Key things to remember about the World Trade Organization (WTO)

  • The WTO is an international organization that sets and enforces global trade rules so trade flows smoothly, predictably, and freely.

  • WTO membership requires countries to reduce tariffs and liberalize trade, which limits national sovereignty over economic policy (LO 5.5.A).

  • The WTO influences governments through binding rules and dispute settlement, while the IMF and World Bank influence them through loan conditions.

  • WTO rules clash directly with import substitution industrialization, because ISI relies on the high tariffs that the WTO requires members to cut.

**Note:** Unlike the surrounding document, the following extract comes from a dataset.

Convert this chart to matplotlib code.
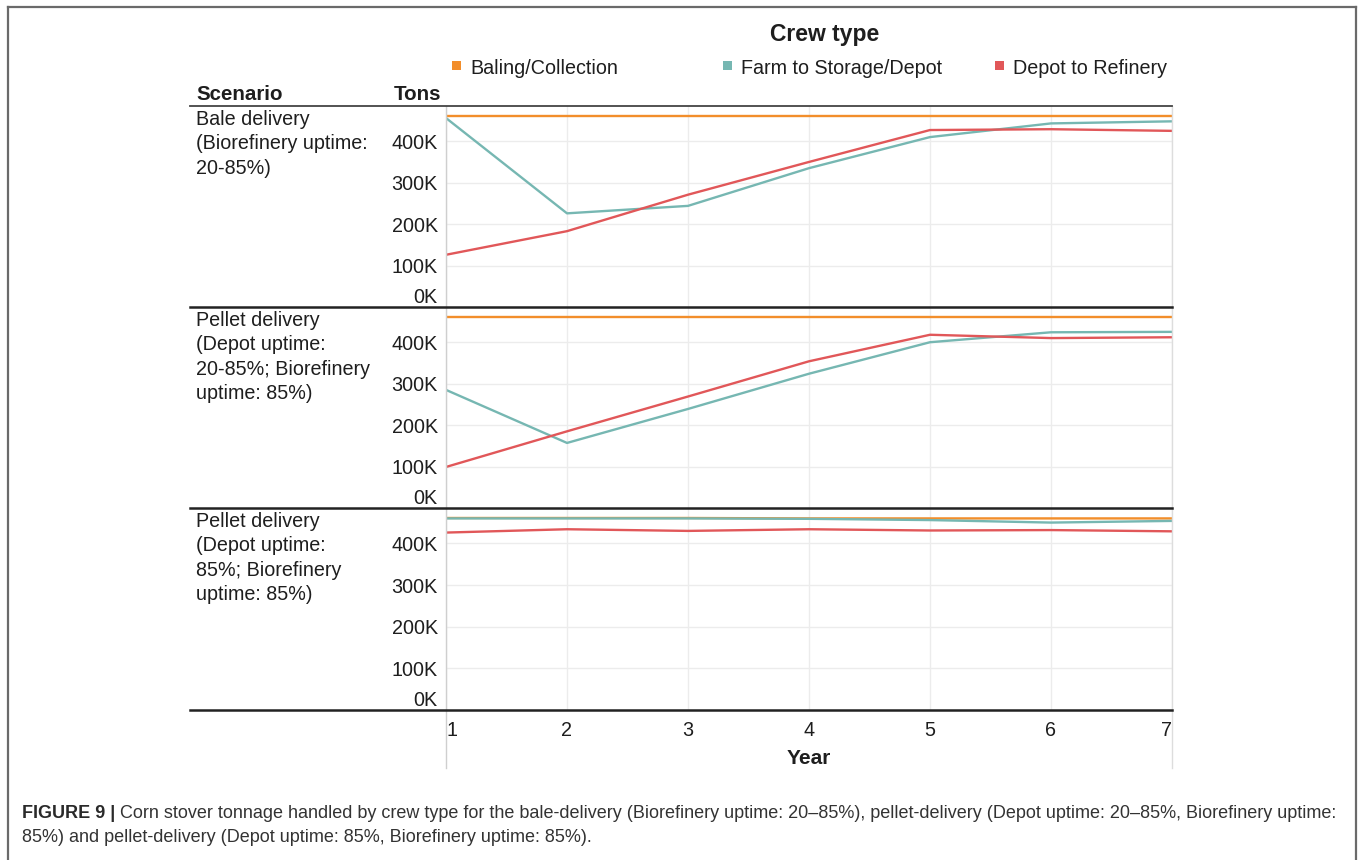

  • China's 2001 WTO accession and Mexico's shift toward free trade are the strongest course-country examples of WTO-driven liberalization.

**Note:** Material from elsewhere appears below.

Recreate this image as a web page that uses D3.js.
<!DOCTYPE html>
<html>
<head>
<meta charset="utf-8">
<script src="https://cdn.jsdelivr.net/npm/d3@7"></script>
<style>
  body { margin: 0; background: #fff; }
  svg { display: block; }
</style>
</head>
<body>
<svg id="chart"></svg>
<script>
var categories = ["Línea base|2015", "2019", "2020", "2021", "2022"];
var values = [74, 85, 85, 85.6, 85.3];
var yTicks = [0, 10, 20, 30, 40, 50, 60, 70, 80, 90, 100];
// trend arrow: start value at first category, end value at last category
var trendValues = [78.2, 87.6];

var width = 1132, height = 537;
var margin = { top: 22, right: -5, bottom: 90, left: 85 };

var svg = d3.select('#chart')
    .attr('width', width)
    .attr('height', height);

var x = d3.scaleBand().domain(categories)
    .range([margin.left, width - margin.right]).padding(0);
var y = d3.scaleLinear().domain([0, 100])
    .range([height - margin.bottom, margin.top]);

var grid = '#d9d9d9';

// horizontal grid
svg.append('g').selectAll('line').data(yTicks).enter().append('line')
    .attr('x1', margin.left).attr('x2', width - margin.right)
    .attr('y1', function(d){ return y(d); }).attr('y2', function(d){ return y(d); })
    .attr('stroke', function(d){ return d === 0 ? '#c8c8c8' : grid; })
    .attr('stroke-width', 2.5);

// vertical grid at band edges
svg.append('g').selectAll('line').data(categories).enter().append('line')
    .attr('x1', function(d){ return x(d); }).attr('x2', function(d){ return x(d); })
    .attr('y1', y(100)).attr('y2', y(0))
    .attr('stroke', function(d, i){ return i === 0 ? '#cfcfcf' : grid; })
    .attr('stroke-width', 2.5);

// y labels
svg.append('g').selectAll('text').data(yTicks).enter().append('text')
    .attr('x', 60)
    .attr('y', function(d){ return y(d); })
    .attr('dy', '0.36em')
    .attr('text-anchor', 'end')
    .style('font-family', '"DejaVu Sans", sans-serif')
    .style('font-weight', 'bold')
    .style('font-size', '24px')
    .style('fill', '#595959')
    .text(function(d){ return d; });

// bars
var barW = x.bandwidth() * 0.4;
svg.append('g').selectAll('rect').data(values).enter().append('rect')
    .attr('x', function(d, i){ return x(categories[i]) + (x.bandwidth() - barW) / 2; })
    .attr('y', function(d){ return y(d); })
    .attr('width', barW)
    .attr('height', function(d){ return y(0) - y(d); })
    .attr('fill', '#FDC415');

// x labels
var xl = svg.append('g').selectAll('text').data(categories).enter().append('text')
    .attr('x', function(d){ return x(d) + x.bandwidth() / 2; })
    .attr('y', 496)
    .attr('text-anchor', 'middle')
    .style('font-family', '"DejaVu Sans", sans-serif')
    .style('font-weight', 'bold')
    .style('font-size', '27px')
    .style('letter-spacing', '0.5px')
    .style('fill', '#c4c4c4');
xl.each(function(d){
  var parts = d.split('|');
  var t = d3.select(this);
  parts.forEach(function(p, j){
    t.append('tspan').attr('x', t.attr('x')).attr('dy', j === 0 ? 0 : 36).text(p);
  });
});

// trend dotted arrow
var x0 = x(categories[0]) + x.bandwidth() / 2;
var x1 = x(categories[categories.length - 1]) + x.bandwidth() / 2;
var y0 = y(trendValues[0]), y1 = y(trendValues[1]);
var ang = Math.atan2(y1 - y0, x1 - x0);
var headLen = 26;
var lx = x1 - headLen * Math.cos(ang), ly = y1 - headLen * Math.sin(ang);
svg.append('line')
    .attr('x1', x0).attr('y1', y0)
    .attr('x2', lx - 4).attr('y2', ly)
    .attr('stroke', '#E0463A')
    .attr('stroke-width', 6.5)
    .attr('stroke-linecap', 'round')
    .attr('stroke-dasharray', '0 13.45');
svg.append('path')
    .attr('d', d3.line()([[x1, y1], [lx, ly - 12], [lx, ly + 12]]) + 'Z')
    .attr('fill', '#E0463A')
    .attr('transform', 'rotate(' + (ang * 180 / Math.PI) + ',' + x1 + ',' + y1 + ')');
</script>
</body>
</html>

  • On the exam, always explain the mechanism of influence, not just the organization's name.

Frequently asked questions about the World Trade Organization (WTO)

What is the World Trade Organization in AP Comp Gov?

The WTO is the international organization that sets and enforces global trade rules, requiring member states to reduce tariffs and liberalize trade. In AP Comp Gov it's a Topic 5.5 example of how international organizations constrain national sovereignty.

How is the WTO different from the IMF and World Bank?

The IMF and World Bank are financial institutions that exert influence through loan conditions, like structural adjustment programs requiring privatization and reduced subsidies. The WTO doesn't lend money. It writes binding trade rules and resolves disputes between members.

Does the WTO take away a country's sovereignty?

Not entirely, but it does limit it. Members voluntarily join, yet once inside they're bound by rules on tariffs and trade that constrain domestic policy choices. That partial trade-off of sovereignty for market access is exactly what LO 5.5.A asks you to explain.

Is the WTO a supranational organization like the EU?

It's usually classified as an international organization rather than a fully supranational one. The EU has deeper authority over members, including lawmaking and courts, while the WTO's power is narrower and focused on enforcing trade rules through dispute settlement.

Which AP Comp Gov course countries are in the WTO?

China (joined 2001), Mexico, Nigeria, Russia, and the UK are all WTO members. Iran is not a full member, which makes it a useful contrast case when discussing economic liberalization.